Mayor Ras J. Baraka recently rewarded Director Adeem for his leadership and handling of the City’s lead exceedance situation by changing his title from “Acting Director” and promoting him to “Director.” He is charge of the massive infrastructure project of replacing all 18,720 lead service lines in the City. Contractors are currently replacing about 95 lead lines day and more than one-third are done less than a year after the first shovel went in the ground.
“When I met Kareem I was really impressed with his capabilities,” said Jerry Notte, the City’s licensed water plant operator, who has worked for some of the biggest water companies in the state and country over a 40-year career. “His commitment to the City, his work ethic and his dedication are unparalleled. Nobody knows more about the infrastructure of this City than Kareem Adeem.”
This is true. From the trenches, Director Adeem worked his way up to truck driver, then acting supervisor of patch and fill work, the heavy equipment operator, then dispatcher for water and sewer crews.
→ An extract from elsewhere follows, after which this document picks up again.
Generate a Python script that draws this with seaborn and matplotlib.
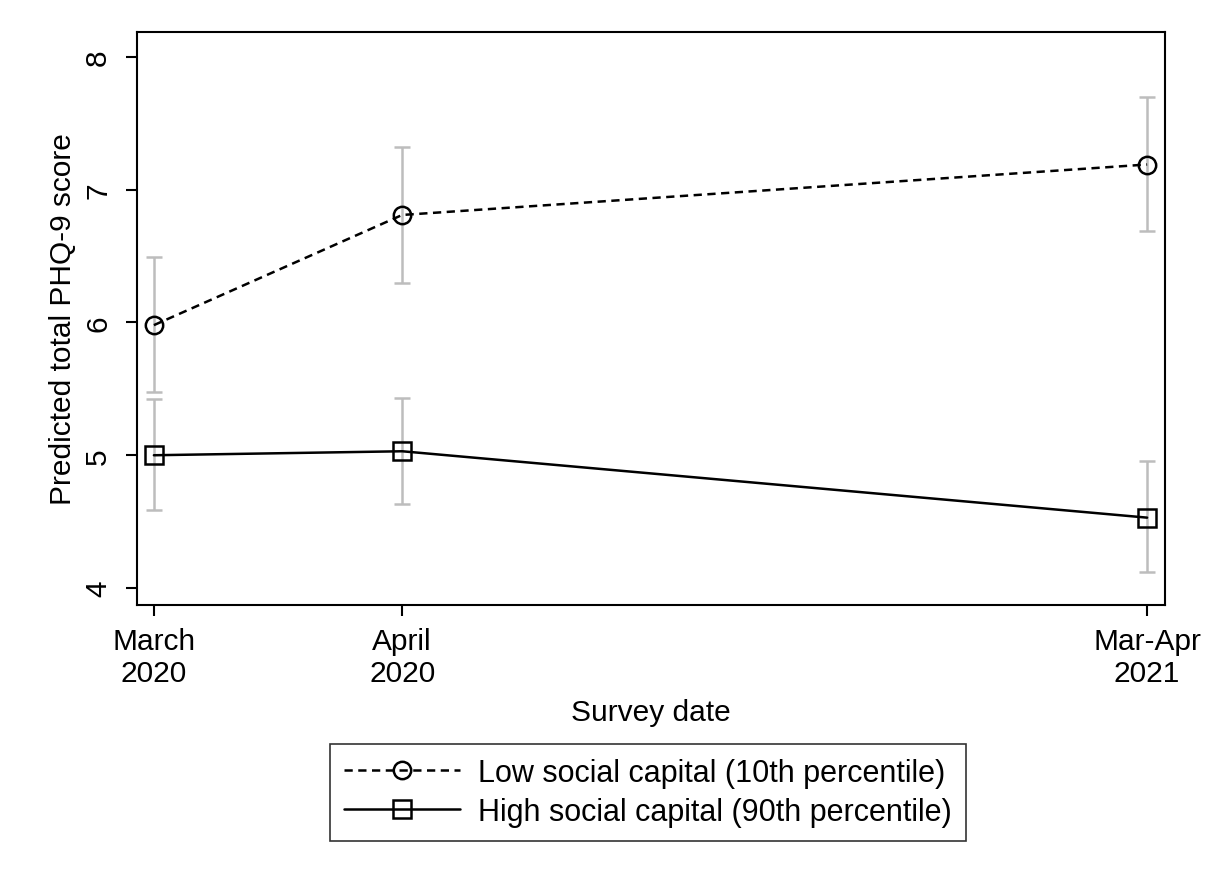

By 2002, another promotion had him handling bigger infrastructure projects, overseeing valve operations, locating and repairing leaks, planning installation of water mains and sewer pipes. These experiences led him to become the department’s public works boss in 2011, and became the assistant director of all construction and water and sewer maintenance in 2014.
“I think I’ve shown our employees that with hard work and perseverance you can get to the top of whatever it is you do,” Director Adeem said.
Andrea Hall Adebowale named him assistant director of the entire water department in 2018, and when she passed away in November of that year, Mayor Baraka named him Acting Director in the midst of the lead situation.
“Mayor Baraka stuck with me,” Director Adeem said. “He showed he had confidence in me and gave me all his support.”
Notte added that both Mayor Baraka and Director Adeem won’t settle for anything less than a “best in class” water operation. Under the Baraka Administration, about $160 million has been devoted to replacing old water mains and improving filtering and purifying systems – and that does not include the $120 million to replace all home service lines at no cost to residents.
“We are doing something no city in the country has done,” Director Adeem said. “I’m proud to be involved and out in front of it.”